War is not an abstraction. American service members are flying into contested airspace, and some of them are not coming home on schedule. That demands seriousness from everyone involved, especially elected officials.
Democrats See an Opening, Not a Crisis
Which brings us to Rep. Seth Moulton, Democrat of Massachusetts, who wasted no time Friday converting American losses into political ammunition.
"And now, just a day after he told the entire world –– all the American people –– that they had successfully taken out all of Iran's anti-aircraft capability, they've shot not just one but two aircraft out of the sky."

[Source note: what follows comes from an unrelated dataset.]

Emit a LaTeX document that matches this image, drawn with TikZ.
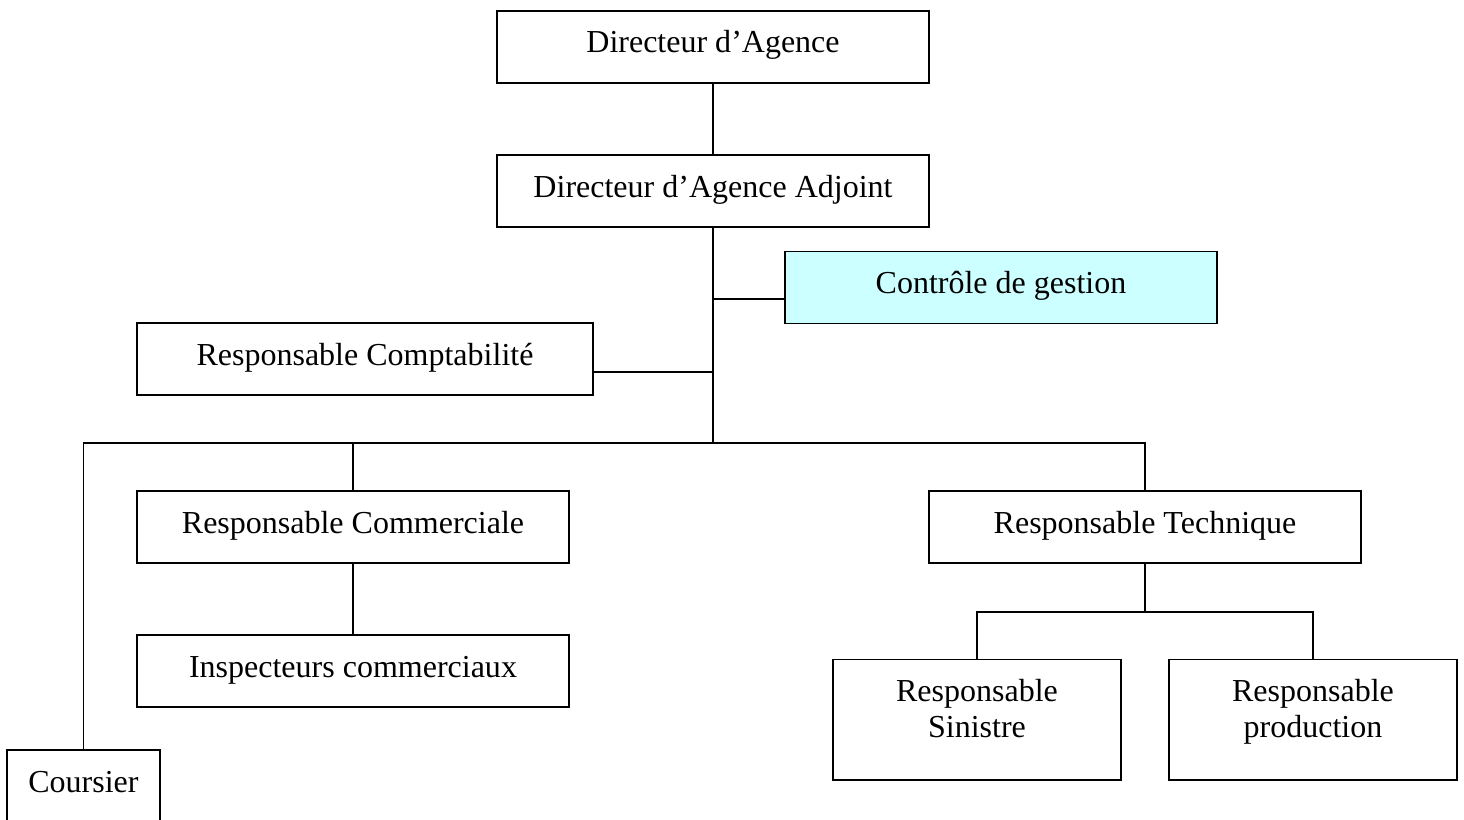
\documentclass[tikz,border=0pt]{standalone}
\usepackage{fontspec}
\setmainfont{Liberation Serif}
\definecolor{ctrlfill}{HTML}{CCFFFF}
\begin{document}
\begin{tikzpicture}[x=0.025cm,y=-0.025cm,line width=1.4pt,
  box/.style={draw,rectangle,inner sep=0pt,minimum width=10.8cm,minimum height=1.8cm,
    text height=0.55cm,text depth=0.25cm,font=\fontsize{22.76}{24.9}\selectfont},
  box2/.style={box,minimum width=7.2cm,minimum height=3cm,align=center,
    text height=1.1cm,text depth=0.225cm}]
\useasboundingbox (0,0) rectangle (1464,820);
\node[box] (d1) at (713,47) {Directeur d’Agence};
\node[box] (d2) at (713,191) {Directeur d’Agence Adjoint};
\node[box,fill=ctrlfill] (cg) at (1001,287.5) {Contrôle de gestion};
\node[box,minimum width=11.4cm] (rc) at (365,359) {Responsable Comptabilité};
\node[box] (rcom) at (353,527) {Responsable Commerciale};
\node[box] (ic) at (353,671) {Inspecteurs commerciaux};
\node[box] (rt) at (1145,527) {Responsable Technique};
\node[box2] (rs) at (977,719.5) {Responsable\\Sinistre};
\node[box2] (rp) at (1313,719.5) {Responsable\\production};
\node[box,minimum width=3.825cm] (co) at (83.5,786) {Coursier};
\coordinate (bus) at (713,443);
\coordinate (j1) at (713,299);
\coordinate (j2) at (713,372);
\coordinate (j3) at (1145,612);
\draw (d1) -- (d2);
\draw (d2) -- (bus);
\draw (j1) -- (j1 -| cg.west);
\draw (j2) -- (j2 -| rc.east);
\draw (co.north) |- (bus) -| (rt.north);
\draw (rcom.north) -- (rcom.north |- bus);
\draw (rcom) -- (ic);
\draw (rt) -- (j3);
\draw (rs.north) |- (j3) -| (rp.north);
\end{tikzpicture}
\end{document}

Moulton went further, declaring flatly that "Iran is winning the war" and that Trump is "way in over his head" and "lying to us once again."
Set aside the political maneuvering for a moment and consider what Moulton is actually doing. A sitting U.S. congressman, while American pilots are missing and recovery operations are ongoing, chose to broadcast to the world that the enemy is winning. That is not oversight. That is not constructive criticism. That is a man who sees a downed jet and calculates how it plays in a news cycle.
There is a long and bipartisan tradition of rallying behind the commander-in-chief when Americans are in harm's way. Moulton apparently considers that tradition optional. His audience is not the Pentagon. It is not grieving families. It is cable news producers looking for the sharpest sound bite.
Notably, Moulton offered no alternative strategy, no path forward, no acknowledgment that Iran's regime bears responsibility for the escalation. Just the verdict that America is losing and the president is a liar. That tells you everything about where Democratic foreign policy instincts live right now: opposition first, country second.
What the 48 Hours Mean
Trump's ultimatum resets the frame. He extended a pause on energy infrastructure strikes as a gesture toward diplomacy. Iran answered by downing American jets. The message from Tehran could not be clearer: they believe they can absorb punishment and outlast American resolve.
Trump's post signals that calculation is about to be tested. He noted the U.S. "hasn't even started destroying what's left in Iran." That is not bluster from a president who has already ordered bridge strikes and infrastructure hits. It is a statement of capacity.
The next 48 hours will determine whether Iran's leadership has the survival instinct to negotiate or whether they will ride ideological stubbornness into a confrontation they cannot win. Gas and oil prices have already skyrocketed. The Strait of Hormuz remains a flashpoint. Every hour Iran delays is an hour closer to the kind of strike campaign that reshapes the regime's ability to function.
The Stakes are Not Political
Somewhere, a family is waiting to learn the status of an F-15E crew member. A pilot who ejected over hostile territory has been recovered, but the full human cost of Friday is still being tallied.
That is the gravity of this moment. Not poll numbers. Not cable news segments. Not Seth Moulton's Twitter feed.
Iran was given time. Iran was given an off-ramp. Iran shot down two American planes. The clock is ticking, and the regime in Tehran is the only party that can stop what comes next.